The best way I could compare what is likely happening is this: A person gets the flu and also has cancer. The flu is being treated but the cancer is not. The immune system is weakend by both illnesses, and the end result is that the person dies from the cancer before the flu treatment is complete or the cancer treatment has begun.
Good Luck to you and your cory cats.


----------



## love_my_fish (Sep 17, 2006)

I don't think the maroxy did any harm -- I was more or less like -- well why didn't you just do that before I put the med in? He looked like he was giving up.  The water parameters appeared to be fine. The pH was just a little more on the basic side (I have driftwood in my other tanks).

I understand about the meds treating different things, and will still look for the mertanidazil just in case the other cory takes a turn for the worse. I am just amazed at how *fast * this progressed! 

I'd still like to figure out the cause, because I have been looking for bronze cories (why are they so hard to find??? sometimes cories in general seem to be in short supply) to add to this pair.


----------



## joeshmoe (Aug 2, 2006)

looks like he lost some scales. i looked through a diseas book and didnt find an thing. could be a fungi from the strees of fish picking on him


----------



## love_my_fish (Sep 17, 2006)

He's gone.

 

He went from -- pieces of skin/scales missing, to white patches of fuzz on head and tail, to big fuzzies on head, then he loss his color; he was inactive the whole time

he hadn't been eating either; I think he may have been going crazy just prior to me finding him sick/injured -- one of the cories (I'm guessing this guy) had been hanging out at the top of the tank acting all excited-like, wasn't sure if he was having breathing probs or just looking for food...

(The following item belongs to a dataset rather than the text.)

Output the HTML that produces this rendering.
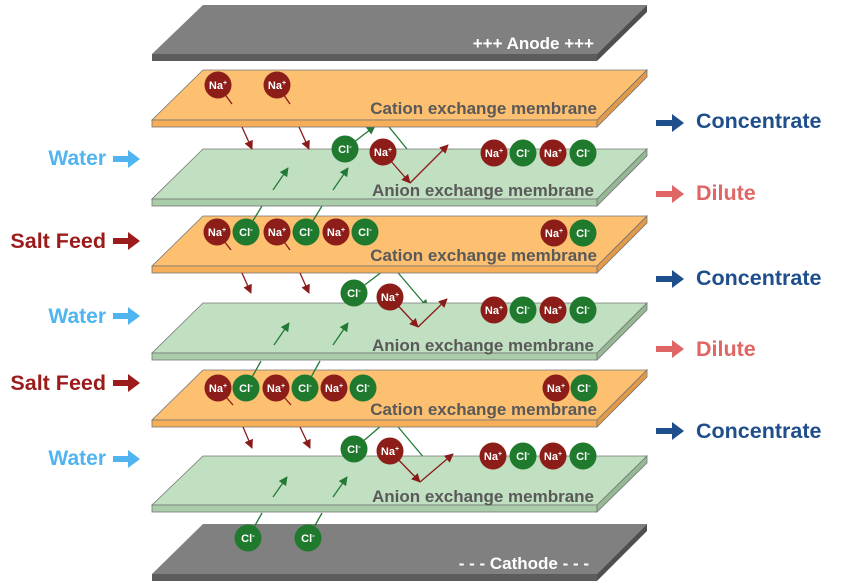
<!DOCTYPE html>
<html><head><meta charset="utf-8"><style>
html,body{margin:0;padding:0;background:#fff;}
svg{display:block;}
text{font-family:"Liberation Sans",Arial,sans-serif;font-weight:bold;}
</style></head><body>
<svg width="844" height="587" viewBox="0 0 844 587" xmlns="http://www.w3.org/2000/svg">
<defs>
<marker id="mr" viewBox="0 0 10 10" refX="9" refY="5" markerWidth="9" markerHeight="9" markerUnits="userSpaceOnUse" orient="auto"><path d="M0,0 L10,5 L0,10 z" fill="#8B1A1A"/></marker>
<marker id="mg" viewBox="0 0 10 10" refX="9" refY="5" markerWidth="9" markerHeight="9" markerUnits="userSpaceOnUse" orient="auto"><path d="M0,0 L10,5 L0,10 z" fill="#237A36"/></marker>
<g id="na"><circle r="13.5" fill="#8C1D18"/><text y="4" text-anchor="middle" font-size="11" fill="#fff">Na<tspan font-size="7" dy="-4">+</tspan></text></g>
<g id="cl"><circle r="13.5" fill="#1F7A2E"/><text y="4" text-anchor="middle" font-size="11" fill="#fff">Cl<tspan font-size="8" dy="-4">-</tspan></text></g>
</defs>

<!-- green up-lines into cation bottoms (drawn before plates) -->
<g stroke="#237A36" stroke-width="1.3" fill="none">
<line x1="345" y1="149" x2="375" y2="126" marker-end="url(#mg)"/>
<line x1="354" y1="293" x2="383" y2="271"/>
<line x1="354" y1="449" x2="382" y2="425"/>
<line x1="385" y1="122" x2="420" y2="165" marker-end="url(#mg)"/>
<line x1="394" y1="268" x2="428" y2="308" marker-end="url(#mg)"/>
<line x1="394" y1="422" x2="430" y2="465" marker-end="url(#mg)"/>
</g>

<!-- plates -->
<g stroke="#777" stroke-width="0.8">
<!-- anode -->
<polygon points="203,5 647,5 597,54 152,54" fill="#808080" stroke="none"/>
<rect x="152" y="54" width="445" height="7" fill="#5c5c5c" stroke="none"/>
<polygon points="647,5 647,12 597,61 597,54" fill="#4f4f4f" stroke="none"/>
<!-- cation1 -->
<polygon points="203,70 647,70 597,120 152,120" fill="#FDBF70"/>
<rect x="152" y="120" width="445" height="7" fill="#F7AE58"/>
<polygon points="647,70 647,77 597,127 597,120" fill="#E39A48"/>
<!-- green1 -->
<polygon points="203,149 647,149 597,199 152,199" fill="#C1E0C1"/>
<rect x="152" y="199" width="445" height="7" fill="#A9CDA9"/>
<polygon points="647,149 647,156 597,206 597,199" fill="#95B895"/>
<!-- cation2 -->
<polygon points="203,216 647,216 597,266 152,266" fill="#FDBF70"/>
<rect x="152" y="266" width="445" height="7" fill="#F7AE58"/>
<polygon points="647,216 647,223 597,273 597,266" fill="#E39A48"/>
<!-- green2 -->
<polygon points="203,303 647,303 597,353 152,353" fill="#C1E0C1"/>
<rect x="152" y="353" width="445" height="7" fill="#A9CDA9"/>
<polygon points="647,303 647,310 597,360 597,353" fill="#95B895"/>
<!-- cation3 -->
<polygon points="203,370 647,370 597,420 152,420" fill="#FDBF70"/>
<rect x="152" y="420" width="445" height="7" fill="#F7AE58"/>
<polygon points="647,370 647,377 597,427 597,420" fill="#E39A48"/>
<!-- green3 -->
<polygon points="203,456 647,456 597,505 152,505" fill="#C1E0C1"/>
<rect x="152" y="505" width="445" height="7" fill="#A9CDA9"/>
<polygon points="647,456 647,463 597,512 597,505" fill="#95B895"/>
<!-- cathode -->
<polygon points="203,524 647,524 597,574 152,574" fill="#808080" stroke="none"/>
<rect x="152" y="574" width="445" height="7" fill="#5c5c5c" stroke="none"/>
<polygon points="647,524 647,531 597,581 597,574" fill="#4f4f4f" stroke="none"/>
</g>

<!-- plate labels -->
<g font-size="17">
<text x="594" y="49" text-anchor="end" fill="#fff">+++ Anode +++</text>
<text x="589" y="569" text-anchor="end" fill="#fff">- - - Cathode - - -</text>
<g fill="#595959" text-anchor="end">
<text x="597" y="114">Cation exchange membrane</text>
<text x="594" y="196">Anion exchange membrane</text>
<text x="597" y="261">Cation exchange membrane</text>
<text x="594" y="351">Anion exchange membrane</text>
<text x="597" y="415">Cation exchange membrane</text>
<text x="594" y="502">Anion exchange membrane</text>
</g>
</g>

<!-- red lines / arrows -->
<g stroke="#8B1A1A" stroke-width="1.3" fill="none">
<line x1="218" y1="85" x2="232" y2="104"/>
<line x1="277" y1="85" x2="290" y2="104"/>
<line x1="242" y1="127" x2="252" y2="149" marker-end="url(#mr)"/>
<line x1="299" y1="127" x2="309" y2="149" marker-end="url(#mr)"/>
<line x1="383" y1="152" x2="410" y2="183" marker-end="url(#mr)"/>
<line x1="410" y1="183" x2="448" y2="145" marker-end="url(#mr)"/>

<line x1="217" y1="232" x2="231" y2="250"/>
<line x1="277" y1="232" x2="290" y2="250"/>
<line x1="242" y1="273" x2="251" y2="293" marker-end="url(#mr)"/>
<line x1="300" y1="273" x2="309" y2="293" marker-end="url(#mr)"/>
<line x1="390" y1="297" x2="418" y2="327" marker-end="url(#mr)"/>
<line x1="418" y1="327" x2="447" y2="299" marker-end="url(#mr)"/>

<line x1="218" y1="388" x2="233" y2="405"/>
<line x1="276" y1="388" x2="291" y2="405"/>
<line x1="243" y1="427" x2="252" y2="448" marker-end="url(#mr)"/>
<line x1="300" y1="427" x2="310" y2="448" marker-end="url(#mr)"/>
<line x1="390" y1="451" x2="420" y2="482" marker-end="url(#mr)"/>
<line x1="420" y1="482" x2="453" y2="454" marker-end="url(#mr)"/>
</g>

<!-- green lines / arrows -->
<g stroke="#237A36" stroke-width="1.3" fill="none">
<line x1="273" y1="190" x2="288" y2="168" marker-end="url(#mg)"/>
<line x1="333" y1="190" x2="348" y2="168" marker-end="url(#mg)"/>
<line x1="246" y1="232" x2="262" y2="206"/>
<line x1="306" y1="232" x2="322" y2="206"/>
<line x1="274" y1="345" x2="289" y2="323" marker-end="url(#mg)"/>
<line x1="333" y1="345" x2="348" y2="323" marker-end="url(#mg)"/>
<line x1="246" y1="388" x2="261" y2="361"/>
<line x1="305" y1="388" x2="320" y2="361"/>
<line x1="273" y1="497" x2="287" y2="477" marker-end="url(#mg)"/>
<line x1="333" y1="497" x2="347" y2="477" marker-end="url(#mg)"/>
<line x1="248" y1="538" x2="262" y2="513"/>
<line x1="308" y1="538" x2="322" y2="513"/>
</g>

<!-- ions -->
<use href="#na" x="218" y="85"/><use href="#na" x="277" y="85"/>
<use href="#cl" x="345" y="149"/><use href="#na" x="383" y="152"/>
<use href="#na" x="494" y="153"/><use href="#cl" x="523" y="153"/><use href="#na" x="553" y="153"/><use href="#cl" x="583" y="153"/>

<use href="#na" x="217" y="232"/><use href="#cl" x="246" y="232"/><use href="#na" x="277" y="232"/><use href="#cl" x="306" y="232"/><use href="#na" x="336" y="232"/><use href="#cl" x="365" y="232"/>
<use href="#na" x="554" y="233"/><use href="#cl" x="583" y="233"/>
<use href="#cl" x="354" y="293"/><use href="#na" x="390" y="297"/>
<use href="#na" x="494" y="310"/><use href="#cl" x="523" y="310"/><use href="#na" x="553" y="310"/><use href="#cl" x="583" y="310"/>

<use href="#na" x="218" y="388"/><use href="#cl" x="246" y="388"/><use href="#na" x="276" y="388"/><use href="#cl" x="305" y="388"/><use href="#na" x="334" y="388"/><use href="#cl" x="363" y="388"/>
<use href="#na" x="556" y="388"/><use href="#cl" x="584" y="388"/>
<use href="#cl" x="354" y="449"/><use href="#na" x="390" y="451"/>
<use href="#na" x="493" y="456"/><use href="#cl" x="523" y="456"/><use href="#na" x="553" y="456"/><use href="#cl" x="583" y="456"/>
<use href="#cl" x="248" y="538"/><use href="#cl" x="308" y="538"/>

<!-- left labels -->
<g font-size="21">
<text x="106" y="165" text-anchor="end" fill="#4FB4F0">Water</text>
<text x="106" y="248" text-anchor="end" fill="#9C1C1C" font-size="21.5">Salt Feed</text>
<text x="106" y="323" text-anchor="end" fill="#4FB4F0">Water</text>
<text x="106" y="390" text-anchor="end" fill="#9C1C1C" font-size="21.5">Salt Feed</text>
<text x="106" y="465" text-anchor="end" fill="#4FB4F0">Water</text>
</g>
<g>
<path d="M113,156 h15 v-6 l12,9 l-12,9 v-6 h-15 z" fill="#4FB4F0"/>
<path d="M113,238 h15 v-6 l12,9 l-12,9 v-6 h-15 z" fill="#9C1C1C"/>
<path d="M113,313 h15 v-6 l12,9 l-12,9 v-6 h-15 z" fill="#4FB4F0"/>
<path d="M113,380 h15 v-6 l12,9 l-12,9 v-6 h-15 z" fill="#9C1C1C"/>
<path d="M113,456 h15 v-6 l12,9 l-12,9 v-6 h-15 z" fill="#4FB4F0"/>
</g>

<!-- right labels -->
<g font-size="21.5">
<text x="696" y="128" fill="#1F4E8C">Concentrate</text>
<text x="696" y="200" fill="#E06666">Dilute</text>
<text x="696" y="285" fill="#1F4E8C">Concentrate</text>
<text x="696" y="356" fill="#E06666">Dilute</text>
<text x="696" y="438" fill="#1F4E8C">Concentrate</text>
</g>
<g>
<path d="M656,120 h16 v-6 l12,9 l-12,9 v-6 h-16 z" fill="#1F4E8C"/>
<path d="M656,191 h16 v-6 l12,9 l-12,9 v-6 h-16 z" fill="#E06666"/>
<path d="M656,276 h16 v-6 l12,9 l-12,9 v-6 h-16 z" fill="#1F4E8C"/>
<path d="M656,346 h16 v-6 l12,9 l-12,9 v-6 h-16 z" fill="#E06666"/>
<path d="M656,428 h16 v-6 l12,9 l-12,9 v-6 h-16 z" fill="#1F4E8C"/>
</g>
</svg>
</body></html>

still concerned that he appeared to have been shoved in the corner behind a sponge filter, on his side


----------



## love_my_fish (Sep 17, 2006)

Here's a pick of him and his buddy just a few weeks ago:


----------



## Lupin (Aug 2, 2006)

Sorry to hear your loss.:blueworry:


----------



## Amphitrite (Sep 8, 2006)

Sorry to hear that you lost him love_my_fish


----------



## bettababy (Oct 12, 2006)

I'm very sorry to hear about your loss, but hang in there. Keep a close eye on the other one and let us know how it's doing.


----------